╭──
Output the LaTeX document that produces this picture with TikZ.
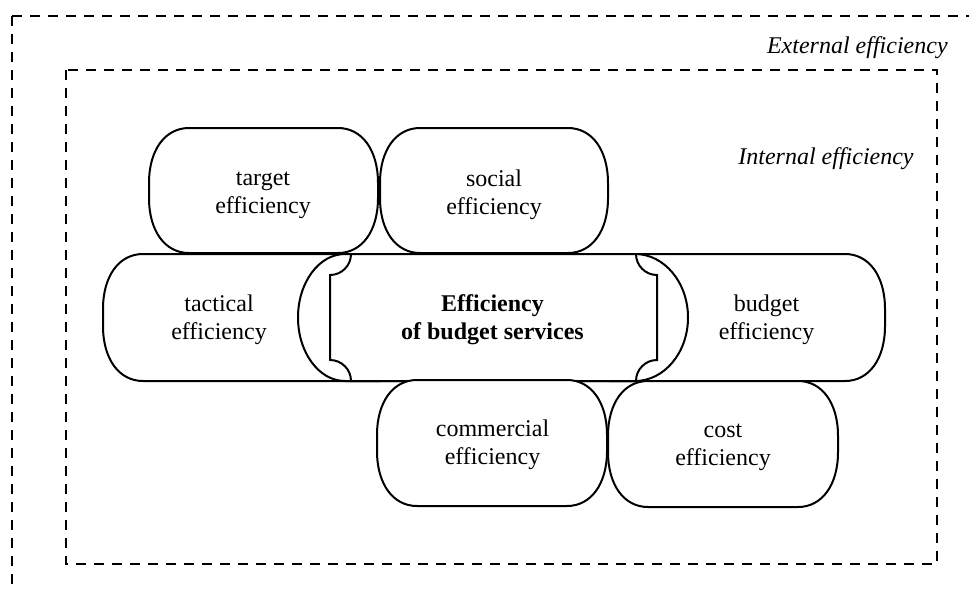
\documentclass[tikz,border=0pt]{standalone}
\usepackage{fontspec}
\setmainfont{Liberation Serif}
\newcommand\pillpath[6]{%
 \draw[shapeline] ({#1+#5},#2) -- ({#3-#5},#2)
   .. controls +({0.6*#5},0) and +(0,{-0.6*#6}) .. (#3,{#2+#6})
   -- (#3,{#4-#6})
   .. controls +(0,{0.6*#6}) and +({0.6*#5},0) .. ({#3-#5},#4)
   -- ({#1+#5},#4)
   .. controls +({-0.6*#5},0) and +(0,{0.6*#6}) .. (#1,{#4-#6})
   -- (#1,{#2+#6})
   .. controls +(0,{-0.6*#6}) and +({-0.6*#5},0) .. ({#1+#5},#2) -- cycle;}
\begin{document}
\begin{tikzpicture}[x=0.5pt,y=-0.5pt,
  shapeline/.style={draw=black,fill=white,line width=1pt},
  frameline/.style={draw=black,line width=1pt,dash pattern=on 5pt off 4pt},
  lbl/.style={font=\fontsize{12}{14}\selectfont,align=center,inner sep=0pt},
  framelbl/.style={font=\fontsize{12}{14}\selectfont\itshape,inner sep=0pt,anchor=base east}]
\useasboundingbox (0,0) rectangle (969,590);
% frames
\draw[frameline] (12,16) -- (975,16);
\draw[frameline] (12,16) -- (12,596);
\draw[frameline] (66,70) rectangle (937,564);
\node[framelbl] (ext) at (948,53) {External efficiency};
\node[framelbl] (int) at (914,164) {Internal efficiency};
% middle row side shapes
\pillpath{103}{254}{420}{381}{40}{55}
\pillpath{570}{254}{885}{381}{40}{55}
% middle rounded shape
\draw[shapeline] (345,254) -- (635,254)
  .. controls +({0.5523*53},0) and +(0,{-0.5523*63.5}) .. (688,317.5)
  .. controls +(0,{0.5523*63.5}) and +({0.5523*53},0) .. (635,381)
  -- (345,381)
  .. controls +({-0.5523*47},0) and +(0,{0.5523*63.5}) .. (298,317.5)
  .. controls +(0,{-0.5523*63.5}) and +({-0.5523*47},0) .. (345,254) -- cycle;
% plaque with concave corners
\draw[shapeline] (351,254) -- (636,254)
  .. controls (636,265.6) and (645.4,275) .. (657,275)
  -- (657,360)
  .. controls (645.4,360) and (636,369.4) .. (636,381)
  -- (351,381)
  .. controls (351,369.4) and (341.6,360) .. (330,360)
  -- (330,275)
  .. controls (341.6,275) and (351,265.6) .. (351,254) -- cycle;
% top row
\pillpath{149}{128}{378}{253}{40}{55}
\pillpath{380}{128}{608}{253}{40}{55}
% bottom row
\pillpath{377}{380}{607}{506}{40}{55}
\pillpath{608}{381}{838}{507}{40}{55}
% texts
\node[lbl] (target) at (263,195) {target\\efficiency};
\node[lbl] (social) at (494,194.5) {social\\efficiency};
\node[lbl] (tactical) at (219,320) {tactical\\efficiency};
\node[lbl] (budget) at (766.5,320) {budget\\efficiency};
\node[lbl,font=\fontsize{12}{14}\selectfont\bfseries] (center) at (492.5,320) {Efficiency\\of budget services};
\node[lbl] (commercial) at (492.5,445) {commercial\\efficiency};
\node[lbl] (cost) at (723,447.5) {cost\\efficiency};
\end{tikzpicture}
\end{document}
╰──
╭──
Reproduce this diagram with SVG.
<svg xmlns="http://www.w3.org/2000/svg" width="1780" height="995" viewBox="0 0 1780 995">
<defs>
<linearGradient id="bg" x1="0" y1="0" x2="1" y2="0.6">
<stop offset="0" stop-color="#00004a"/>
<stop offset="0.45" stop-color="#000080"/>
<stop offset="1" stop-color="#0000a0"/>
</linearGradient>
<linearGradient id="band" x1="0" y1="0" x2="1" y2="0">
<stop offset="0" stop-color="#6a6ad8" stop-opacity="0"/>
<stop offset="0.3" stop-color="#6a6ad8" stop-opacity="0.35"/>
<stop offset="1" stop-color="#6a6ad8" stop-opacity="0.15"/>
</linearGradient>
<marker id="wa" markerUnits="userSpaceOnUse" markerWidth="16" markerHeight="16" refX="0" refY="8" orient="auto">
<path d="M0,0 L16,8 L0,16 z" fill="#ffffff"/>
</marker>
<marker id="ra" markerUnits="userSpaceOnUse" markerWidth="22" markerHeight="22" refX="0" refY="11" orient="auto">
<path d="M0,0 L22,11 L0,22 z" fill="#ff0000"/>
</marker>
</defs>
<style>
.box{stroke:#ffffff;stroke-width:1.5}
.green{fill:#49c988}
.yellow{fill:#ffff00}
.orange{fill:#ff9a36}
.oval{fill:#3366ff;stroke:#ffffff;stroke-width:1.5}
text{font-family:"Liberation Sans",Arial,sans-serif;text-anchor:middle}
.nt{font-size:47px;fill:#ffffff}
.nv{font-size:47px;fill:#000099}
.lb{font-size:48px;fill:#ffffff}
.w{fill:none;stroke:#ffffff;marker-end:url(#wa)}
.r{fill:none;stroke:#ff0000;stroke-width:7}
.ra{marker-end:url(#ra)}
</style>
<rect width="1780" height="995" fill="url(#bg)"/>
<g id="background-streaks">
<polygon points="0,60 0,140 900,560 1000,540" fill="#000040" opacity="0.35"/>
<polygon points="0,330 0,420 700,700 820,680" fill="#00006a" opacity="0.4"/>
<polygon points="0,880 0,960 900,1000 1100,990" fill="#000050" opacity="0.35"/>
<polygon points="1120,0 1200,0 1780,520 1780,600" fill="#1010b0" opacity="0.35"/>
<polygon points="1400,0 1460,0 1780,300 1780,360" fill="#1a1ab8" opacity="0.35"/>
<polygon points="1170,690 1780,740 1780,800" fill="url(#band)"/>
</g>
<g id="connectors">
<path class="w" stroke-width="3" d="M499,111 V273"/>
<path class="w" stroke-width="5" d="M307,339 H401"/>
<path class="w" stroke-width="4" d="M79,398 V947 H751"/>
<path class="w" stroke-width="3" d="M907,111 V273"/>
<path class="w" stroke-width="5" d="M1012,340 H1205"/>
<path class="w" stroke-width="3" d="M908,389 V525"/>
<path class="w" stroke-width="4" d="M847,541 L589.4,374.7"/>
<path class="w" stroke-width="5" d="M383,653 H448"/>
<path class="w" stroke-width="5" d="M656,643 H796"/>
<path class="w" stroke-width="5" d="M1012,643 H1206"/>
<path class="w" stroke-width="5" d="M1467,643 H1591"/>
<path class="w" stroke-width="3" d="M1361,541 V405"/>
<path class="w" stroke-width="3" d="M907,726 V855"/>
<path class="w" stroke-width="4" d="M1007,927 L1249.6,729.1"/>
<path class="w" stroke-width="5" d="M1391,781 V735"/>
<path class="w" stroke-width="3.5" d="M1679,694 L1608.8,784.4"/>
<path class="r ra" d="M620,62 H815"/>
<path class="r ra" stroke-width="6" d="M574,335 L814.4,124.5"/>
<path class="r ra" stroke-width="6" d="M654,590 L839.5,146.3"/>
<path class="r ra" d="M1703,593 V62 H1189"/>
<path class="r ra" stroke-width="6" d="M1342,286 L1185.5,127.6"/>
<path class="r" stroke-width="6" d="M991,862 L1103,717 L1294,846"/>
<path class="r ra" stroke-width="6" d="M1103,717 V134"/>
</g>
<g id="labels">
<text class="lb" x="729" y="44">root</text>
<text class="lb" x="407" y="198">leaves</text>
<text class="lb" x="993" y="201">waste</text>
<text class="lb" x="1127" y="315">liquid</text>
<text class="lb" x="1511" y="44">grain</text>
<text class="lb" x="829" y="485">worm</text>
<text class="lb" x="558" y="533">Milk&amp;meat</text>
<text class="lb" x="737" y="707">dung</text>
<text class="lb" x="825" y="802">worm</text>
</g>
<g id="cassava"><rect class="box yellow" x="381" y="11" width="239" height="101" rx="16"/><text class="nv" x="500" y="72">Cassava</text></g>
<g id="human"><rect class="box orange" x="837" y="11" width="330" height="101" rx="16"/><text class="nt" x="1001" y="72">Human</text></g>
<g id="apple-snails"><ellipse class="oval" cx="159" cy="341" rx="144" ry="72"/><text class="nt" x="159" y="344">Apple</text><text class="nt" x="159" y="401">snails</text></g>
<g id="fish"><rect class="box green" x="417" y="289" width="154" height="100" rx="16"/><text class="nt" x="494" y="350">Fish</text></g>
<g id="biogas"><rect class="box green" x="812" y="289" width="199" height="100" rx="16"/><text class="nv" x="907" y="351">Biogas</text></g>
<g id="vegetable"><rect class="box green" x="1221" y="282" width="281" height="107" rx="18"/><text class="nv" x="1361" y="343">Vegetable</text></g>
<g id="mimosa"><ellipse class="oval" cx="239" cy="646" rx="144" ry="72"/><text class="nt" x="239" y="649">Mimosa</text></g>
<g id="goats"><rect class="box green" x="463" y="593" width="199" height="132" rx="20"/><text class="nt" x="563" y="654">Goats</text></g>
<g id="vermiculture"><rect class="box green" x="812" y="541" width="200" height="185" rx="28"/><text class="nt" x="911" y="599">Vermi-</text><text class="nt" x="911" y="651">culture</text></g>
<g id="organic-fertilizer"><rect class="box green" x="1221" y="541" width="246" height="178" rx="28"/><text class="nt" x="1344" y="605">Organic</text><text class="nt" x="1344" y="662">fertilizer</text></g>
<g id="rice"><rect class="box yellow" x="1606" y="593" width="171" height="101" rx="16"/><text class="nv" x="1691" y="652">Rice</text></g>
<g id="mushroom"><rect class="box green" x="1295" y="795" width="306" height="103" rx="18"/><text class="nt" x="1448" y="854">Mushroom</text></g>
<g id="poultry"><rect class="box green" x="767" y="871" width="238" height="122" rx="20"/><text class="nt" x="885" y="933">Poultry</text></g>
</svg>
╰──
GOAL: Pull out the lines above in which the word "with" appears.

FINAL RESULT:
Output the LaTeX document that produces this picture with TikZ.
% plaque with concave corners
Reproduce this diagram with SVG.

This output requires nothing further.